When Schlosser took the podium, he was quick to point out that there are many other contemporary investigative journalists doing good work that goes widely unread in today’s harsh publishing climate, but not before good-naturedly chiding his audience for staying indoors on such a beautiful day.

He soon explained that his lecture would be more concerned with his own process of writing in general than with any of his specific subjects.

“It’s my old-fashioned aim to leave my familiar surroundings and explore worlds rarely depicted in the mainstream media,” said Schlosser, “to bring to public attention the realities and the voices that you never hear. It’s a great time to be a muckraker, because everywhere you look in society, the levels of corruption are extraordinary.”

He would come back to this theme again, noting Fast Food Nation’s primary success among young people.

“I wasn’t intentionally targeting the book towards young readers, but it has affected them the most,” he said. “Your generation has been exposed to more disinformation, to more outright lies crafted by people trying to deceive you, than mine was. I see my work as a pushback against that and it is encouraging to me that the people who have been the most targeted by advertising have also been the most willing to question the practices of these [fast food] companies.

Still, Schlosser maintained that even when his research has taken him to the lowest depths of misery – as with his current undertaking, an exposé of the nation’s deeply flawed prison system – he has never felt depressed or begun to view our societal problems with a sense of futility. Instead, his work has made him “angry and energized.”

“I never bought into the idea of inevitability,” he said. “If you don’t believe things are inevitable, then they don’t have to be the way they are. That’s an empowering notion, that all problems have direct causes and can be changed. But it can be amazing how long it takes for that change to happen.”

Schlosser cited the recent agreement between Whole Foods Market and the Florida-based Coalition of Immokolee Workers, with which he is active, as an example of that sort of positive change. He criticized, however, the narrow, elitist approach of the Slow Food Movement in general.

“Slow Food dictates that food should be three things – good, clean and fair,” he said. “That last component refers to social justice and that’s where the movement has been less effective. Does it matter if a piece of fruit is local and organic if it’s harvested by slave labor? The scope needs to be broadened to bring in ordinary working people and one of the big concerns is making food cheaper versus making sure Americans have a decent minimum wage. The stagnation of household wages has corresponded directly with the rise of the fast food industry in this country.”

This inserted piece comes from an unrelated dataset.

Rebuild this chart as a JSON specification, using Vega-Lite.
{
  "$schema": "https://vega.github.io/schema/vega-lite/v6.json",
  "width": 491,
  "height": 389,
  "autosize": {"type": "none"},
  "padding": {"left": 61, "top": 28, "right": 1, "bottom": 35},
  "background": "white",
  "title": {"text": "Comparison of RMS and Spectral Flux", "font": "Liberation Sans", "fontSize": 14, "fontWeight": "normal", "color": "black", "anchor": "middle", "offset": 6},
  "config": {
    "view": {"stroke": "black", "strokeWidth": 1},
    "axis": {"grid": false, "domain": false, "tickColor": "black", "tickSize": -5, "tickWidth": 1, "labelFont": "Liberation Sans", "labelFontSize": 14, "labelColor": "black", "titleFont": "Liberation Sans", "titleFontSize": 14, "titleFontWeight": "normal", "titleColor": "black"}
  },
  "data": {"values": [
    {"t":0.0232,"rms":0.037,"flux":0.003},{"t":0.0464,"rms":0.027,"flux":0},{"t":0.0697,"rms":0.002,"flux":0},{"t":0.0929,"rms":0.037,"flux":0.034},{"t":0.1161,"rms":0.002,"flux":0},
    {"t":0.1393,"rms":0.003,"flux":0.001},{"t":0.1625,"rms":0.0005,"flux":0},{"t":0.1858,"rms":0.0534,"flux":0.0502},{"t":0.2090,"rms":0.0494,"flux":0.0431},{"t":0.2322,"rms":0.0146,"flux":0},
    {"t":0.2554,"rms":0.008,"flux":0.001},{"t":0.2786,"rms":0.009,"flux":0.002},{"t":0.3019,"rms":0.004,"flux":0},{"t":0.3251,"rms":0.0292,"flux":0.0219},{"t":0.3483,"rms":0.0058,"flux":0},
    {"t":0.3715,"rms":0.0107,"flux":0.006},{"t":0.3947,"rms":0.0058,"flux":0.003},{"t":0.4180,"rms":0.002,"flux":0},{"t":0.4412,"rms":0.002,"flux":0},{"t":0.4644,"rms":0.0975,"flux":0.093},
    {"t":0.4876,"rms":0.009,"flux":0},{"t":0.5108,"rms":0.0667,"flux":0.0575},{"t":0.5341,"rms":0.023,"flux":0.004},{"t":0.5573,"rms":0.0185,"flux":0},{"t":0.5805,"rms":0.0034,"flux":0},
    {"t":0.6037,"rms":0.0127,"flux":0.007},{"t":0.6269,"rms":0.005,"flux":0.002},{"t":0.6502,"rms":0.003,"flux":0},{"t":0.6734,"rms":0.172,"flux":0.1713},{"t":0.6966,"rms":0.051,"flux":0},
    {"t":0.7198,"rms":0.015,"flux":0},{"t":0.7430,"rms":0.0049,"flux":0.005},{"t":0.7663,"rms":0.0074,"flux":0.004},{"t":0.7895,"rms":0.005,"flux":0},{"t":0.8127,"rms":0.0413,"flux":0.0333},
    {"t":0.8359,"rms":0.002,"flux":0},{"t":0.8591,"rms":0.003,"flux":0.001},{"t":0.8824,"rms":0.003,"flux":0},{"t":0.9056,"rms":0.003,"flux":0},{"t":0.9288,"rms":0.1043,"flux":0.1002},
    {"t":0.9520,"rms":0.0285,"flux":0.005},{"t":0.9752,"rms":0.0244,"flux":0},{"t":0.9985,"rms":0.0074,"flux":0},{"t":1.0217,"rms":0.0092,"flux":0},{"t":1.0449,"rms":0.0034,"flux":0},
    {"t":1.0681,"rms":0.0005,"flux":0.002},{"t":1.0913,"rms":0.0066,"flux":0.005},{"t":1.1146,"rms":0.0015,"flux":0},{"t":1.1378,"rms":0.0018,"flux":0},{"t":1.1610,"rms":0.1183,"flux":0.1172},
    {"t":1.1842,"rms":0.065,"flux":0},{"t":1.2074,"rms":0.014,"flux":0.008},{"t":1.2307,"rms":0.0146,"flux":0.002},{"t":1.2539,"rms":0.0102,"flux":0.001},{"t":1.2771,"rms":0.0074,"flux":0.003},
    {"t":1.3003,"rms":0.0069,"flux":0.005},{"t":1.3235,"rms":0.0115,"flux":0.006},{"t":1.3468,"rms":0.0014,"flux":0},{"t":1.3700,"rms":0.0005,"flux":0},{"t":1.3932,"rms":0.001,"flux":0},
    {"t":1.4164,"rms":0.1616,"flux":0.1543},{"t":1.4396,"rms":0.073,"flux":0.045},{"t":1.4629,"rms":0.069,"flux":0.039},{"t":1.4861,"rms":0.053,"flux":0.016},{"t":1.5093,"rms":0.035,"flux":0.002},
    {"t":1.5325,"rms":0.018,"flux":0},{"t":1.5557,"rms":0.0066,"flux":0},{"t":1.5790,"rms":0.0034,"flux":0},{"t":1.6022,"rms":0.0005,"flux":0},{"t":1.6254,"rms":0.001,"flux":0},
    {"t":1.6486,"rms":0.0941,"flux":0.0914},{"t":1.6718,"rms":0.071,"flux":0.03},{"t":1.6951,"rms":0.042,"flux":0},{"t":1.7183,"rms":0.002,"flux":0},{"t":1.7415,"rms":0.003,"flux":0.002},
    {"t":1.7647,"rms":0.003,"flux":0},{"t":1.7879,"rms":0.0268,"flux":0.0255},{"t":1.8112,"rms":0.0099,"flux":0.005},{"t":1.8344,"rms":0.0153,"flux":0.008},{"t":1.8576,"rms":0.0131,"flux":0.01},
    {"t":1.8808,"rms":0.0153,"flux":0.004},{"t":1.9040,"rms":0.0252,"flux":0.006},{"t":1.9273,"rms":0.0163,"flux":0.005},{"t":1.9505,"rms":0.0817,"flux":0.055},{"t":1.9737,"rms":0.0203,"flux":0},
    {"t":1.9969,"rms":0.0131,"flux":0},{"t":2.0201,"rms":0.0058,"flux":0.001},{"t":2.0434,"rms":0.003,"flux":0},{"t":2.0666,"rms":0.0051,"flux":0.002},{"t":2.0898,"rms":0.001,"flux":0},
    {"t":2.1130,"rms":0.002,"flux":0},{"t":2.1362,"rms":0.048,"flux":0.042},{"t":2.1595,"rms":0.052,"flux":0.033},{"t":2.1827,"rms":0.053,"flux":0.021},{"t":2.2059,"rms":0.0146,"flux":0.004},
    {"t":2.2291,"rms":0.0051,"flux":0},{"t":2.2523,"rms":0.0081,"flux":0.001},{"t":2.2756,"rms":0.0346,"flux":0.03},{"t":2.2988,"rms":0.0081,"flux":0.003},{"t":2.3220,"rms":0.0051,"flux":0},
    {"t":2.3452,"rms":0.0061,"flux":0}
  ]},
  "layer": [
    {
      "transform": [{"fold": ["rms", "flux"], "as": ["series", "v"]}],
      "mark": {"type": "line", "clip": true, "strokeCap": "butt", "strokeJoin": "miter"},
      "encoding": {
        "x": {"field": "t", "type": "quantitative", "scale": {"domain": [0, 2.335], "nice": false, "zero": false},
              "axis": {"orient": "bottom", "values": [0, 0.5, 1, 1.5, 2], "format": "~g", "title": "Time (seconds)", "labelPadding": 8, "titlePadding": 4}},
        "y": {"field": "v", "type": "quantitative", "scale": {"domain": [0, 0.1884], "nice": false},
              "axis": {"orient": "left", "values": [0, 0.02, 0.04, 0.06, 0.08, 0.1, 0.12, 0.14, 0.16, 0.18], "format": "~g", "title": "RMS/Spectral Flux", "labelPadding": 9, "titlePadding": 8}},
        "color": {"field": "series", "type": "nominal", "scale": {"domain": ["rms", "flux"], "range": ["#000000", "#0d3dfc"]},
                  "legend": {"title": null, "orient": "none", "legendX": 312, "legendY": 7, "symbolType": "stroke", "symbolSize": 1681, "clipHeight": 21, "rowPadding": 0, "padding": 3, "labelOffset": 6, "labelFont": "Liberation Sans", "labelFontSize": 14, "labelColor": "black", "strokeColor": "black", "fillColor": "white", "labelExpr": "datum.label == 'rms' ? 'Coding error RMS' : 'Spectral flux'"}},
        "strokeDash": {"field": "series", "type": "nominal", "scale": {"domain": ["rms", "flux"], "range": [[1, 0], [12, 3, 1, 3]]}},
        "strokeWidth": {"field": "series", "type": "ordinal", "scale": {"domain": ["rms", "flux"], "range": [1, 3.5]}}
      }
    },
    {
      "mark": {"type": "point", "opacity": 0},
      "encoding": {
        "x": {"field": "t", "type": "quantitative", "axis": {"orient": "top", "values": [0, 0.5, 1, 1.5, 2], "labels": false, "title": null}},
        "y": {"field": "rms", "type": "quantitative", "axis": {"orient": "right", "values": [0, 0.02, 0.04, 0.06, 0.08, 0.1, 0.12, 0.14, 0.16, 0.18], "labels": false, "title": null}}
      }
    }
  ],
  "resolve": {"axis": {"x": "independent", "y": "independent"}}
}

Because his projects tend to make public information that powerful corporations and institutions have spent large sums of money trying to suppress, Schlosser has often found himself under attack. He stressed the importance of transparency in his work, referencing his time-consuming but necessary system of footnoting that allows readers to access his sources firsthand, if they are so inclined.

In Schlosser’s mind, the most important measure of success is how his work is received by his disenfranchised sources.

“One of the best lessons I’ve ever gotten is, ‘There But For The Grace of God Go I,’” he said. “I’ve realized how thin the line is between privilege and devastation – between who is fortunate and who is miserable – and I’ve gotten a sense of our shared humanity. If the people I write about feel that I have accurately portrayed what they have to say, then I’ve done my job.

Finally, Schlosser warned Middlebury students that, while we should enjoy our idyllic environment here, we should never become complacent and “mistake this for the real world.”

“I can’t urge you strongly enough to use the knowledge you acquire here to leave your comfort zone,” he said, “and to push yourselves into the real world. It is so fulfilling to see reality clearly and not to live in a state of denial and self-absorption, not just because of the effect that you have on others, but because the process of taking those risks is a pleasure in itself.”